§ **DATA EXTRACT**:
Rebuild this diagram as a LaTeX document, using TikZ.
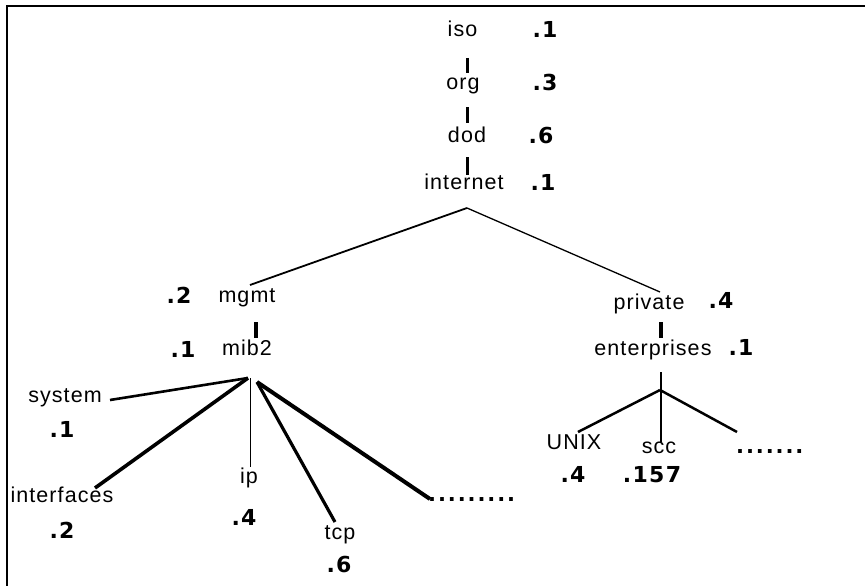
\documentclass[tikz,border=0pt]{standalone}
\usepackage{fontspec}
\setmainfont{Liberation Sans}[LetterSpace=5]
\newfontfamily\numfont{DejaVu Sans}[LetterSpace=6]
\newfontfamily\dotfont{DejaVu Sans}[LetterSpace=9]
\begin{document}
\begin{tikzpicture}[x=1pt,y=-1pt,
  lbl/.style={anchor=base, inner sep=0pt, font=\fontsize{21.5}{21.5}\selectfont},
  num/.style={anchor=base, inner sep=0pt, font=\numfont\bfseries\fontsize{22}{22}\selectfont},
  dotsx/.style={anchor=base west, inner sep=0pt, font=\dotfont\bfseries\fontsize{21}{21}\selectfont},
  bar/.style={line width=3.4pt},
  edge/.style={line width=#1},
  edge/.default=2pt]
\useasboundingbox (0,0) rectangle (865,586);
% frame (only top and left edges visible)
\draw[line width=2pt] (7,586) -- (7,6) -- (865,6);

% labels
\node[lbl] (iso) at (462.5,37) {iso};
\node[num] (n-iso) at (545,38) {.1};
\node[lbl] (org) at (463,89) {org};
\node[num] (n-org) at (545,90) {.3};
\node[lbl] (dod) at (467,142) {dod};
\node[num] (n-dod) at (541,143) {.6};
\node[lbl] (internet) at (464,189) {internet};
\node[num] (n-internet) at (543,190) {.1};

\node[lbl] (mgmt) at (247,302) {mgmt};
\node[num] (n-mgmt) at (179,303) {.2};
\node[lbl] (mib2) at (247,355) {mib2};
\node[num] (n-mib2) at (183,357) {.1};

\node[lbl] (system) at (65,402) {system};
\node[num] (n-system) at (62,437) {.1};
\node[lbl] (interfaces) at (62,502) {interfaces};
\node[num] (n-interfaces) at (62,538) {.2};
\node[lbl] (ip) at (249,483) {ip};
\node[num] (n-ip) at (244,525) {.4};
\node[lbl] (tcp) at (340,539) {tcp};
\node[num] (n-tcp) at (339,572) {.6};
\node[dotsx] (dotsL) at (428,501) {.........};

\node[lbl] (private) at (649,309) {private};
\node[num] (n-private) at (721,308) {.4};
\node[lbl] (enterprises) at (653,355) {enterprises};
\node[num] (n-enterprises) at (741,355) {.1};
\node[lbl] (unix) at (574,449) {UNIX};
\node[num] (n-unix) at (573,482) {.4};
\node[lbl] (scc) at (659,453) {scc};
\node[num] (n-scc) at (652,482) {.157};
\node[dotsx] (dotsR) at (736,453) {.......};

% connector points
\coordinate (isoB) at (467.7,58);  \coordinate (orgT) at (467.7,73);
\coordinate (orgB) at (467.7,107); \coordinate (dodT) at (467.7,123);
\coordinate (dodB) at (467.7,157); \coordinate (intT) at (467.7,175);
\coordinate (intApex) at (467,208);
\coordinate (mgmtE) at (250,285);
\coordinate (privE) at (660,292);
\coordinate (mgmtB) at (256,322); \coordinate (mibT) at (256,338);
\coordinate (mibA) at (248,378);
\coordinate (mibB) at (257,382);
\coordinate (sysE) at (110,400);
\coordinate (ifE) at (95,488);
\coordinate (ipT) at (250,378); \coordinate (ipE) at (250,467);
\coordinate (tcpE) at (335,522);
\coordinate (dotsLE) at (430,499);
\coordinate (privB) at (661,322); \coordinate (entT) at (661,338);
\coordinate (entB) at (661,372); \coordinate (sccE) at (661,442);
\coordinate (entA) at (660,390);
\coordinate (unixE) at (578,432);
\coordinate (dotsRE) at (737,432);

% connectors
\draw[bar] (isoB) -- (orgT);
\draw[bar] (orgB) -- (dodT);
\draw[bar] (dodB) -- (intT);
\draw[edge=1.8pt] (intApex) -- (mgmtE);
\draw[edge=1.3pt] (intApex) -- (privE);
\draw[bar] (mgmtB) -- (mibT);
\draw[edge=2.6pt] (mibA) -- (sysE);
\draw[edge=3.6pt] (mibA) -- (ifE);
\draw[edge=1pt] (ipT) -- (ipE);
\draw[edge=3.2pt] (mibB) -- (tcpE);
\draw[edge=4pt] (mibB) -- (dotsLE);
\draw[bar] (privB) -- (entT);
\draw[edge=2.8pt] (entB) -- (sccE);
\draw[edge=2.5pt] (entA) -- (unixE);
\draw[edge=2.5pt] (entA) -- (dotsRE);
\end{tikzpicture}
\end{document}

§ **WRITTEN TASK**: Restate the whole listing above exactly, please, omitting every image.

§ **SOLUTION TO THE EXERCISE**:
Rebuild this diagram as a LaTeX document, using TikZ.
\documentclass[tikz,border=0pt]{standalone}
\usepackage{fontspec}
\setmainfont{Liberation Sans}[LetterSpace=5]
\newfontfamily\numfont{DejaVu Sans}[LetterSpace=6]
\newfontfamily\dotfont{DejaVu Sans}[LetterSpace=9]
\begin{document}
\begin{tikzpicture}[x=1pt,y=-1pt,
  lbl/.style={anchor=base, inner sep=0pt, font=\fontsize{21.5}{21.5}\selectfont},
  num/.style={anchor=base, inner sep=0pt, font=\numfont\bfseries\fontsize{22}{22}\selectfont},
  dotsx/.style={anchor=base west, inner sep=0pt, font=\dotfont\bfseries\fontsize{21}{21}\selectfont},
  bar/.style={line width=3.4pt},
  edge/.style={line width=#1},
  edge/.default=2pt]
\useasboundingbox (0,0) rectangle (865,586);
% frame (only top and left edges visible)
\draw[line width=2pt] (7,586) -- (7,6) -- (865,6);

% labels
\node[lbl] (iso) at (462.5,37) {iso};
\node[num] (n-iso) at (545,38) {.1};
\node[lbl] (org) at (463,89) {org};
\node[num] (n-org) at (545,90) {.3};
\node[lbl] (dod) at (467,142) {dod};
\node[num] (n-dod) at (541,143) {.6};
\node[lbl] (internet) at (464,189) {internet};
\node[num] (n-internet) at (543,190) {.1};

\node[lbl] (mgmt) at (247,302) {mgmt};
\node[num] (n-mgmt) at (179,303) {.2};
\node[lbl] (mib2) at (247,355) {mib2};
\node[num] (n-mib2) at (183,357) {.1};

\node[lbl] (system) at (65,402) {system};
\node[num] (n-system) at (62,437) {.1};
\node[lbl] (interfaces) at (62,502) {interfaces};
\node[num] (n-interfaces) at (62,538) {.2};
\node[lbl] (ip) at (249,483) {ip};
\node[num] (n-ip) at (244,525) {.4};
\node[lbl] (tcp) at (340,539) {tcp};
\node[num] (n-tcp) at (339,572) {.6};
\node[dotsx] (dotsL) at (428,501) {.........};

\node[lbl] (private) at (649,309) {private};
\node[num] (n-private) at (721,308) {.4};
\node[lbl] (enterprises) at (653,355) {enterprises};
\node[num] (n-enterprises) at (741,355) {.1};
\node[lbl] (unix) at (574,449) {UNIX};
\node[num] (n-unix) at (573,482) {.4};
\node[lbl] (scc) at (659,453) {scc};
\node[num] (n-scc) at (652,482) {.157};
\node[dotsx] (dotsR) at (736,453) {.......};

% connector points
\coordinate (isoB) at (467.7,58);  \coordinate (orgT) at (467.7,73);
\coordinate (orgB) at (467.7,107); \coordinate (dodT) at (467.7,123);
\coordinate (dodB) at (467.7,157); \coordinate (intT) at (467.7,175);
\coordinate (intApex) at (467,208);
\coordinate (mgmtE) at (250,285);
\coordinate (privE) at (660,292);
\coordinate (mgmtB) at (256,322); \coordinate (mibT) at (256,338);
\coordinate (mibA) at (248,378);
\coordinate (mibB) at (257,382);
\coordinate (sysE) at (110,400);
\coordinate (ifE) at (95,488);
\coordinate (ipT) at (250,378); \coordinate (ipE) at (250,467);
\coordinate (tcpE) at (335,522);
\coordinate (dotsLE) at (430,499);
\coordinate (privB) at (661,322); \coordinate (entT) at (661,338);
\coordinate (entB) at (661,372); \coordinate (sccE) at (661,442);
\coordinate (entA) at (660,390);
\coordinate (unixE) at (578,432);
\coordinate (dotsRE) at (737,432);

% connectors
\draw[bar] (isoB) -- (orgT);
\draw[bar] (orgB) -- (dodT);
\draw[bar] (dodB) -- (intT);
\draw[edge=1.8pt] (intApex) -- (mgmtE);
\draw[edge=1.3pt] (intApex) -- (privE);
\draw[bar] (mgmtB) -- (mibT);
\draw[edge=2.6pt] (mibA) -- (sysE);
\draw[edge=3.6pt] (mibA) -- (ifE);
\draw[edge=1pt] (ipT) -- (ipE);
\draw[edge=3.2pt] (mibB) -- (tcpE);
\draw[edge=4pt] (mibB) -- (dotsLE);
\draw[bar] (privB) -- (entT);
\draw[edge=2.8pt] (entB) -- (sccE);
\draw[edge=2.5pt] (entA) -- (unixE);
\draw[edge=2.5pt] (entA) -- (dotsRE);
\end{tikzpicture}
\end{document}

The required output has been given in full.